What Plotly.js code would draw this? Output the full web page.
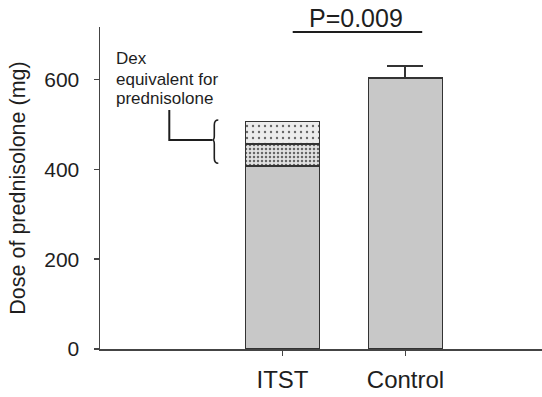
<!DOCTYPE html>
<html>
<head>
<meta charset="utf-8">
<script src="https://cdn.plot.ly/plotly-3.0.1.min.js"></script>
<style>html,body{margin:0;padding:0;background:#fff;}#chart{width:542px;height:397px;}</style>
</head>
<body>
<div id="chart"></div>
<script>
// Data
const categories = ['ITST', 'Control'];
const prednisoloneBase = [407, 603];      // solid grey part
const dexSegment1 = [50, null];           // dense-dot part (ITST only)
const dexSegment2 = [50, null];           // sparse-dot part (ITST only)
const controlErrorUp = [0, 27];           // upward SEM
const yTicks = [0, 200, 400, 600];
const pValueText = 'P=0.009';
const dexLabelLines = ['Dex', 'equivalent for', 'prednisolone'];

const outline = {color: '#333', width: 1.5};
const traces = [
  {
    type: 'bar', x: categories, y: prednisoloneBase, width: 0.6,
    marker: {color: '#c8c8c8', line: outline},
    error_y: {type: 'data', symmetric: false, array: controlErrorUp, arrayminus: [0, 0],
              color: '#333', thickness: 2, width: 18},
    hoverinfo: 'none'
  },
  {
    type: 'bar', x: categories, y: dexSegment1, width: 0.6,
    marker: {color: '#e2e2e2', line: outline,
             pattern: {shape: '.', size: 4, solidity: 0.3, fgcolor: '#666', bgcolor: '#e2e2e2', fillmode: 'replace'}},
    hoverinfo: 'none'
  },
  {
    type: 'bar', x: categories, y: dexSegment2, width: 0.6,
    marker: {color: '#ececec', line: outline,
             pattern: {shape: '.', size: 6, solidity: 0.12, fgcolor: '#666', bgcolor: '#ececec', fillmode: 'replace'}},
    hoverinfo: 'none'
  }
];

const fontFam = 'Liberation Sans, Arial, sans-serif';
const txt = '#1e1e1e';
const layout = {
  width: 542, height: 397, autosize: false,
  margin: {l: 100, r: 0, t: 26.7, b: 47.7, pad: 0, autoexpand: false},
  paper_bgcolor: '#fff', plot_bgcolor: '#fff',
  barmode: 'stack', showlegend: false,
  font: {family: fontFam, color: txt},
  xaxis: {
    type: 'category', categoryorder: 'array', categoryarray: categories,
    range: [-1.484, 2.11], showgrid: false, zeroline: false, automargin: false,
    showline: true, linecolor: '#444', linewidth: 1.5,
    ticks: 'outside', ticklen: 5, tickwidth: 1.5, tickcolor: '#444',
    tickfont: {size: 24, color: txt}, ticklabelstandoff: 4, fixedrange: true
  },
  yaxis: {
    range: [0, 717], tickvals: yTicks, ticktext: yTicks.map(String),
    showgrid: false, zeroline: false, automargin: false,
    showline: true, linecolor: '#444', linewidth: 1.5,
    ticks: 'outside', ticklen: 5, tickwidth: 1.5, tickcolor: '#444',
    tickfont: {size: 21, color: txt}, ticklabelstandoff: 10,
    title: {text: 'Dose of prednisolone (mg)', font: {size: 21.5, color: txt}, standoff: 12},
    fixedrange: true
  },
  shapes: [
    {type: 'line', xref: 'x', yref: 'y', x0: 0.083, x1: 1.136, y0: 706, y1: 706,
     line: {color: txt, width: 2}}
  ],
  annotations: [
    {text: pValueText, xref: 'x', yref: 'paper', x: 0.6, y: 1.0, yanchor: 'bottom', xanchor: 'center',
     showarrow: false, font: {size: 25, color: txt}, yshift: -7}
  ]
};

Plotly.newPlot('chart', traces, layout, {displayModeBar: false, staticPlot: true}).then(function(gd){
  const fl = gd._fullLayout;
  const px = function(x){ return (x - fl._size.l) / fl._size.w; };
  const py = function(y){ return 1 - (y - fl._size.t) / fl._size.h; };
  const cx = 212.3, top = 120, bot = 163.3, mid = 140;
  const path = 'M ' + px(cx+6) + ' ' + py(top) +
    ' Q ' + px(cx+2) + ' ' + py(top) + ' ' + px(cx+2) + ' ' + py(top+5) +
    ' L ' + px(cx+2) + ' ' + py(mid-4) +
    ' Q ' + px(cx+2) + ' ' + py(mid) + ' ' + px(cx) + ' ' + py(mid) +
    ' Q ' + px(cx+2) + ' ' + py(mid) + ' ' + px(cx+2) + ' ' + py(mid+4) +
    ' L ' + px(cx+2) + ' ' + py(bot-5) +
    ' Q ' + px(cx+2) + ' ' + py(bot) + ' ' + px(cx+6) + ' ' + py(bot);
  const shapes = gd.layout.shapes.slice();
  shapes.push({type: 'path', xref: 'paper', yref: 'paper',
    path: 'M ' + px(169.3) + ' ' + py(110) + ' L ' + px(169.3) + ' ' + py(mid) + ' L ' + px(cx) + ' ' + py(mid),
    line: {color: txt, width: 2}});
  shapes.push({type: 'path', xref: 'paper', yref: 'paper', path: path, line: {color: txt, width: 1.6}});
  const ann = gd.layout.annotations.slice();
  const lineY = [59, 79, 98.5];
  dexLabelLines.forEach(function(t, i){
    ann.push({text: t, xref: 'paper', yref: 'paper', x: px(113.5), y: py(lineY[i]),
      xanchor: 'left', yanchor: 'middle', showarrow: false, font: {size: 17, color: txt}});
  });
  Plotly.relayout(gd, {shapes: shapes, annotations: ann});
});
</script>
</body>
</html>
****
### JOB
Images should not appear in the copy; retype the listing above exactly.

### FINAL RESULT
What Plotly.js code would draw this? Output the full web page.
<!DOCTYPE html>
<html>
<head>
<meta charset="utf-8">
<script src="https://cdn.plot.ly/plotly-3.0.1.min.js"></script>
<style>html,body{margin:0;padding:0;background:#fff;}#chart{width:542px;height:397px;}</style>
</head>
<body>
<div id="chart"></div>
<script>
// Data
const categories = ['ITST', 'Control'];
const prednisoloneBase = [407, 603];      // solid grey part
const dexSegment1 = [50, null];           // dense-dot part (ITST only)
const dexSegment2 = [50, null];           // sparse-dot part (ITST only)
const controlErrorUp = [0, 27];           // upward SEM
const yTicks = [0, 200, 400, 600];
const pValueText = 'P=0.009';
const dexLabelLines = ['Dex', 'equivalent for', 'prednisolone'];

const outline = {color: '#333', width: 1.5};
const traces = [
  {
    type: 'bar', x: categories, y: prednisoloneBase, width: 0.6,
    marker: {color: '#c8c8c8', line: outline},
    error_y: {type: 'data', symmetric: false, array: controlErrorUp, arrayminus: [0, 0],
              color: '#333', thickness: 2, width: 18},
    hoverinfo: 'none'
  },
  {
    type: 'bar', x: categories, y: dexSegment1, width: 0.6,
    marker: {color: '#e2e2e2', line: outline,
             pattern: {shape: '.', size: 4, solidity: 0.3, fgcolor: '#666', bgcolor: '#e2e2e2', fillmode: 'replace'}},
    hoverinfo: 'none'
  },
  {
    type: 'bar', x: categories, y: dexSegment2, width: 0.6,
    marker: {color: '#ececec', line: outline,
             pattern: {shape: '.', size: 6, solidity: 0.12, fgcolor: '#666', bgcolor: '#ececec', fillmode: 'replace'}},
    hoverinfo: 'none'
  }
];

const fontFam = 'Liberation Sans, Arial, sans-serif';
const txt = '#1e1e1e';
const layout = {
  width: 542, height: 397, autosize: false,
  margin: {l: 100, r: 0, t: 26.7, b: 47.7, pad: 0, autoexpand: false},
  paper_bgcolor: '#fff', plot_bgcolor: '#fff',
  barmode: 'stack', showlegend: false,
  font: {family: fontFam, color: txt},
  xaxis: {
    type: 'category', categoryorder: 'array', categoryarray: categories,
    range: [-1.484, 2.11], showgrid: false, zeroline: false, automargin: false,
    showline: true, linecolor: '#444', linewidth: 1.5,
    ticks: 'outside', ticklen: 5, tickwidth: 1.5, tickcolor: '#444',
    tickfont: {size: 24, color: txt}, ticklabelstandoff: 4, fixedrange: true
  },
  yaxis: {
    range: [0, 717], tickvals: yTicks, ticktext: yTicks.map(String),
    showgrid: false, zeroline: false, automargin: false,
    showline: true, linecolor: '#444', linewidth: 1.5,
    ticks: 'outside', ticklen: 5, tickwidth: 1.5, tickcolor: '#444',
    tickfont: {size: 21, color: txt}, ticklabelstandoff: 10,
    title: {text: 'Dose of prednisolone (mg)', font: {size: 21.5, color: txt}, standoff: 12},
    fixedrange: true
  },
  shapes: [
    {type: 'line', xref: 'x', yref: 'y', x0: 0.083, x1: 1.136, y0: 706, y1: 706,
     line: {color: txt, width: 2}}
  ],
  annotations: [
    {text: pValueText, xref: 'x', yref: 'paper', x: 0.6, y: 1.0, yanchor: 'bottom', xanchor: 'center',
     showarrow: false, font: {size: 25, color: txt}, yshift: -7}
  ]
};

Plotly.newPlot('chart', traces, layout, {displayModeBar: false, staticPlot: true}).then(function(gd){
  const fl = gd._fullLayout;
  const px = function(x){ return (x - fl._size.l) / fl._size.w; };
  const py = function(y){ return 1 - (y - fl._size.t) / fl._size.h; };
  const cx = 212.3, top = 120, bot = 163.3, mid = 140;
  const path = 'M ' + px(cx+6) + ' ' + py(top) +
    ' Q ' + px(cx+2) + ' ' + py(top) + ' ' + px(cx+2) + ' ' + py(top+5) +
    ' L ' + px(cx+2) + ' ' + py(mid-4) +
    ' Q ' + px(cx+2) + ' ' + py(mid) + ' ' + px(cx) + ' ' + py(mid) +
    ' Q ' + px(cx+2) + ' ' + py(mid) + ' ' + px(cx+2) + ' ' + py(mid+4) +
    ' L ' + px(cx+2) + ' ' + py(bot-5) +
    ' Q ' + px(cx+2) + ' ' + py(bot) + ' ' + px(cx+6) + ' ' + py(bot);
  const shapes = gd.layout.shapes.slice();
  shapes.push({type: 'path', xref: 'paper', yref: 'paper',
    path: 'M ' + px(169.3) + ' ' + py(110) + ' L ' + px(169.3) + ' ' + py(mid) + ' L ' + px(cx) + ' ' + py(mid),
    line: {color: txt, width: 2}});
  shapes.push({type: 'path', xref: 'paper', yref: 'paper', path: path, line: {color: txt, width: 1.6}});
  const ann = gd.layout.annotations.slice();
  const lineY = [59, 79, 98.5];
  dexLabelLines.forEach(function(t, i){
    ann.push({text: t, xref: 'paper', yref: 'paper', x: px(113.5), y: py(lineY[i]),
      xanchor: 'left', yanchor: 'middle', showarrow: false, font: {size: 17, color: txt}});
  });
  Plotly.relayout(gd, {shapes: shapes, annotations: ann});
});
</script>
</body>
</html>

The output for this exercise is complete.